— Begin THE INPUT —
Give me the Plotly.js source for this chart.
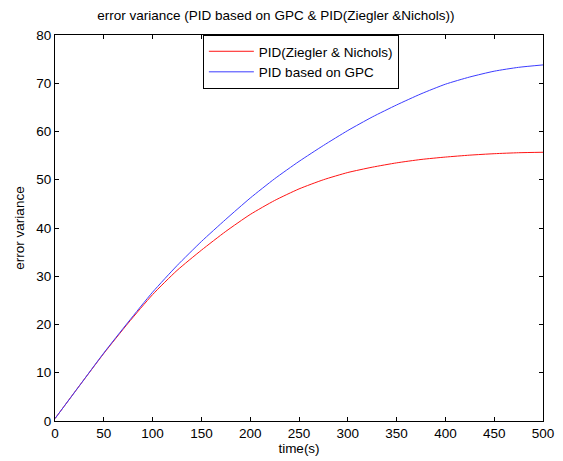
<!DOCTYPE html>
<html>
<head>
<meta charset="utf-8">
<script src="https://cdn.plot.ly/plotly-3.0.1.min.js"></script>
<style>html,body{margin:0;padding:0;background:#fff;}#chart{width:563px;height:461px;}</style>
</head>
<body>
<div id="chart"></div>
<script>
const timeS = [0,25,50,75,100,125,150,175,200,225,250,275,300,325,350,375,400,425,450,475,500];
const pidZN = [0.5,7.3,14.0,20.3,26.2,31.2,35.4,39.3,42.8,45.7,48.1,50.0,51.5,52.6,53.5,54.2,54.7,55.1,55.4,55.6,55.7];
const pidGPC = [0.5,7.3,14.1,20.5,26.7,32.2,37.2,41.8,46.2,50.2,53.8,57.1,60.2,63.0,65.5,67.8,69.8,71.3,72.5,73.3,73.8];
const xTicks = [0,50,100,150,200,250,300,350,400,450,500];
const yTicks = [0,10,20,30,40,50,60,70,80];

const font = {family: '"Liberation Sans", Arial, sans-serif', size: 13.5, color: '#000'};
const traces = [
  {x: timeS, y: pidZN, type: 'scatter', mode: 'lines', name: 'PID(Ziegler & Nichols)', line: {color: 'rgb(255,20,20)', width: 1, shape: 'spline', smoothing: 0.6}},
  {x: timeS, y: pidGPC, type: 'scatter', mode: 'lines', name: 'PID based on GPC', line: {color: 'rgb(60,60,255)', width: 1, shape: 'spline', smoothing: 0.6}}
];
const axisCommon = {showline: true, linecolor: '#000', linewidth: 1, mirror: 'ticks', ticks: 'inside', ticklen: 4, tickcolor: '#000', showgrid: false, zeroline: false, tickfont: font};
const layout = {
  width: 563, height: 461,
  margin: {l: 55, r: 20, t: 35, b: 40},
  paper_bgcolor: '#fff', plot_bgcolor: '#fff',
  font: font,
  title: {text: 'error variance (PID based on GPC & PID(Ziegler &Nichols))', font: font, x: 0.49, xanchor: 'center', y: 0.978, yanchor: 'top'},
  xaxis: Object.assign({}, axisCommon, {range: [0, 500], tickvals: xTicks, title: {text: 'time(s)', font: font, standoff: 2}}),
  yaxis: Object.assign({}, axisCommon, {range: [0, 80], tickvals: yTicks, title: {text: 'error variance', font: font, standoff: 8}}),
  showlegend: true,
  legend: {x: 0.303, y: 1, xanchor: 'left', yanchor: 'top', bordercolor: '#000', borderwidth: 1, bgcolor: '#fff', font: font, tracegroupgap: 0, itemwidth: 45}
};
Plotly.newPlot('chart', traces, layout, {displayModeBar: false, staticPlot: true});
</script>
</body>
</html>
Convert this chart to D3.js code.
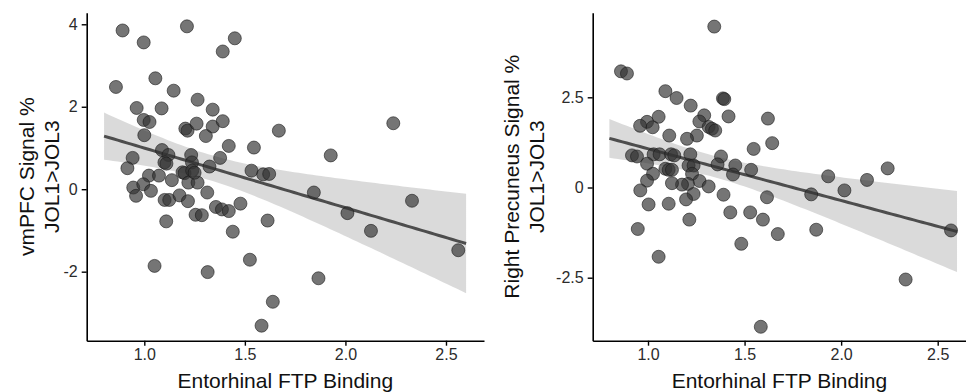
— End THE INPUT —
(DO THIS):
Copy every entry exactly as written. Pictures are excluded.

(COMPLETE RESPONSE):
Give me the Plotly.js source for this chart.
<!DOCTYPE html>
<html>
<head>
<meta charset="utf-8">
<script src="https://cdn.plot.ly/plotly-3.0.1.min.js"></script>
<style>html,body{margin:0;padding:0;background:#fff;}#chart{width:563px;height:461px;}</style>
</head>
<body>
<div id="chart"></div>
<script>
const timeS = [0,25,50,75,100,125,150,175,200,225,250,275,300,325,350,375,400,425,450,475,500];
const pidZN = [0.5,7.3,14.0,20.3,26.2,31.2,35.4,39.3,42.8,45.7,48.1,50.0,51.5,52.6,53.5,54.2,54.7,55.1,55.4,55.6,55.7];
const pidGPC = [0.5,7.3,14.1,20.5,26.7,32.2,37.2,41.8,46.2,50.2,53.8,57.1,60.2,63.0,65.5,67.8,69.8,71.3,72.5,73.3,73.8];
const xTicks = [0,50,100,150,200,250,300,350,400,450,500];
const yTicks = [0,10,20,30,40,50,60,70,80];

const font = {family: '"Liberation Sans", Arial, sans-serif', size: 13.5, color: '#000'};
const traces = [
  {x: timeS, y: pidZN, type: 'scatter', mode: 'lines', name: 'PID(Ziegler & Nichols)', line: {color: 'rgb(255,20,20)', width: 1, shape: 'spline', smoothing: 0.6}},
  {x: timeS, y: pidGPC, type: 'scatter', mode: 'lines', name: 'PID based on GPC', line: {color: 'rgb(60,60,255)', width: 1, shape: 'spline', smoothing: 0.6}}
];
const axisCommon = {showline: true, linecolor: '#000', linewidth: 1, mirror: 'ticks', ticks: 'inside', ticklen: 4, tickcolor: '#000', showgrid: false, zeroline: false, tickfont: font};
const layout = {
  width: 563, height: 461,
  margin: {l: 55, r: 20, t: 35, b: 40},
  paper_bgcolor: '#fff', plot_bgcolor: '#fff',
  font: font,
  title: {text: 'error variance (PID based on GPC & PID(Ziegler &Nichols))', font: font, x: 0.49, xanchor: 'center', y: 0.978, yanchor: 'top'},
  xaxis: Object.assign({}, axisCommon, {range: [0, 500], tickvals: xTicks, title: {text: 'time(s)', font: font, standoff: 2}}),
  yaxis: Object.assign({}, axisCommon, {range: [0, 80], tickvals: yTicks, title: {text: 'error variance', font: font, standoff: 8}}),
  showlegend: true,
  legend: {x: 0.303, y: 1, xanchor: 'left', yanchor: 'top', bordercolor: '#000', borderwidth: 1, bgcolor: '#fff', font: font, tracegroupgap: 0, itemwidth: 45}
};
Plotly.newPlot('chart', traces, layout, {displayModeBar: false, staticPlot: true});
</script>
</body>
</html>
Convert this chart to D3.js code.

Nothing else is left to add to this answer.